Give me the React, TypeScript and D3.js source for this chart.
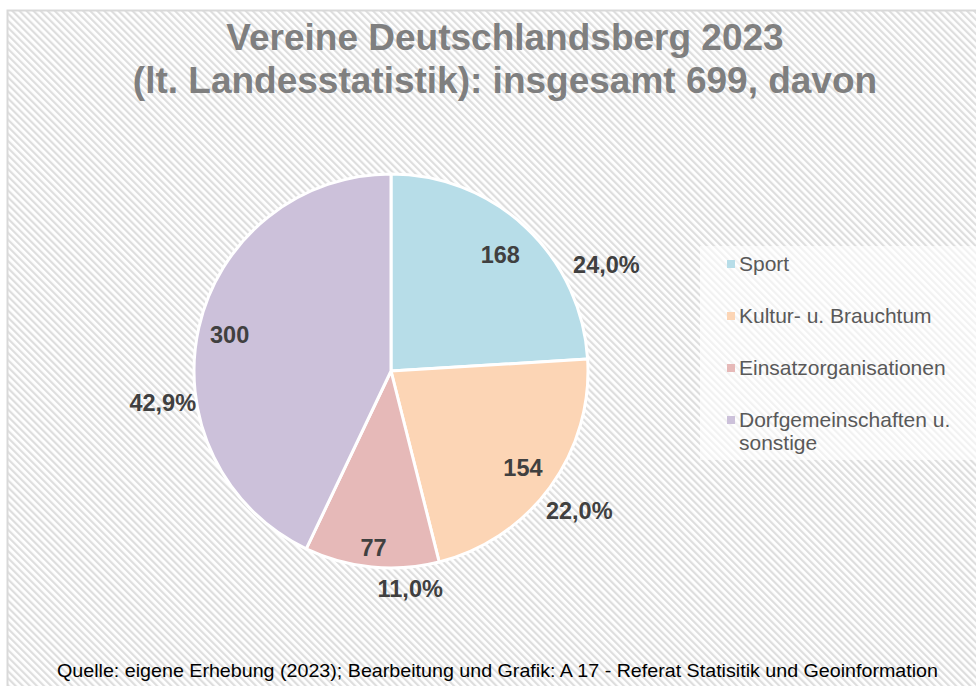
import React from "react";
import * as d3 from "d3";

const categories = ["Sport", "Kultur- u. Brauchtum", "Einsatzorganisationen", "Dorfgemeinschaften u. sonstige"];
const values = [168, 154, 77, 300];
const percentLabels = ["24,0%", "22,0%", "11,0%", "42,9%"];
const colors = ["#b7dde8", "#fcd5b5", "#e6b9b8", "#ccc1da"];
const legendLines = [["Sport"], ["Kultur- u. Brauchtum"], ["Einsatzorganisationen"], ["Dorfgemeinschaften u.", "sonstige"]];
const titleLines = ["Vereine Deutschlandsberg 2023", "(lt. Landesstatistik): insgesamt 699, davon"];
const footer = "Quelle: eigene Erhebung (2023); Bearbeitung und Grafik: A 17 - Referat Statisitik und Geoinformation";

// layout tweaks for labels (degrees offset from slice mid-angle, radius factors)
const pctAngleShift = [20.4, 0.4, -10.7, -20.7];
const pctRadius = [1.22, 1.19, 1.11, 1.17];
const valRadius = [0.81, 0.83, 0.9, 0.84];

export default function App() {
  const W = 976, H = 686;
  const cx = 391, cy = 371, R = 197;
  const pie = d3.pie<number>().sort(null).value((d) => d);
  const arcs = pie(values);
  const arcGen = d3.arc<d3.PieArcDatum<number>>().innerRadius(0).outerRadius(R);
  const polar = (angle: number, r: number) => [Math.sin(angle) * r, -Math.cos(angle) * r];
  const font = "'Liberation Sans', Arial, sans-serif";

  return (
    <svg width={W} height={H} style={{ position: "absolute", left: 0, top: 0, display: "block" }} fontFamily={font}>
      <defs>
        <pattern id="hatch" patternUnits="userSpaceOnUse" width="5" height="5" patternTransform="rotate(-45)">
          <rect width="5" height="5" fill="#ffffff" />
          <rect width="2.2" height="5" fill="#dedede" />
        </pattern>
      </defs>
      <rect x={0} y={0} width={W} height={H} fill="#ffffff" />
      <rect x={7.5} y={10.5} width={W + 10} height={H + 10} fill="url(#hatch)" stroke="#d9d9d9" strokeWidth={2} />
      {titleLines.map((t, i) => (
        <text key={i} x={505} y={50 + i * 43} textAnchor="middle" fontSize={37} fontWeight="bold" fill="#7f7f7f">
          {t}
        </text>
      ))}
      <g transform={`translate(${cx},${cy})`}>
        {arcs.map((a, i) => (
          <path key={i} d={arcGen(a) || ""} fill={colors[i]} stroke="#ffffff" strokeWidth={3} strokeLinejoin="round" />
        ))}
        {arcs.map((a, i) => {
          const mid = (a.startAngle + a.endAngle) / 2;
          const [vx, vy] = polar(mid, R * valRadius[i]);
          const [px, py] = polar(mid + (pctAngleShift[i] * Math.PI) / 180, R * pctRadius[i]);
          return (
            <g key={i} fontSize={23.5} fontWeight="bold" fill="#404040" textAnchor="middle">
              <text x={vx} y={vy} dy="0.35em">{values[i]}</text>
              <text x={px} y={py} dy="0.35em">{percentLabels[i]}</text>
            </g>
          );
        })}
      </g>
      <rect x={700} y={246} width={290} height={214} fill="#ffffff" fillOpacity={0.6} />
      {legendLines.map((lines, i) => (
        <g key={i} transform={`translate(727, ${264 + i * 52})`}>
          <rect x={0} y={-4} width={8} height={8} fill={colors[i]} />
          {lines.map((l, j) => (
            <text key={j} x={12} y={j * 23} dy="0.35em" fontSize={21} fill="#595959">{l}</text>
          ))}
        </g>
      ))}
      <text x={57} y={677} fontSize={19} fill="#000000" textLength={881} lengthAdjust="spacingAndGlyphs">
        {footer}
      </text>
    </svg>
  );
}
********
-- Exercise objective --
Take the material above from its first line through the line holding "const valRadius = [0.81, 0.83, 0.9, 0.84];" and set it down exactly, without the pictures.

-- Complete answer --
Give me the React, TypeScript and D3.js source for this chart.
import React from "react";
import * as d3 from "d3";

const categories = ["Sport", "Kultur- u. Brauchtum", "Einsatzorganisationen", "Dorfgemeinschaften u. sonstige"];
const values = [168, 154, 77, 300];
const percentLabels = ["24,0%", "22,0%", "11,0%", "42,9%"];
const colors = ["#b7dde8", "#fcd5b5", "#e6b9b8", "#ccc1da"];
const legendLines = [["Sport"], ["Kultur- u. Brauchtum"], ["Einsatzorganisationen"], ["Dorfgemeinschaften u.", "sonstige"]];
const titleLines = ["Vereine Deutschlandsberg 2023", "(lt. Landesstatistik): insgesamt 699, davon"];
const footer = "Quelle: eigene Erhebung (2023); Bearbeitung und Grafik: A 17 - Referat Statisitik und Geoinformation";

// layout tweaks for labels (degrees offset from slice mid-angle, radius factors)
const pctAngleShift = [20.4, 0.4, -10.7, -20.7];
const pctRadius = [1.22, 1.19, 1.11, 1.17];
const valRadius = [0.81, 0.83, 0.9, 0.84];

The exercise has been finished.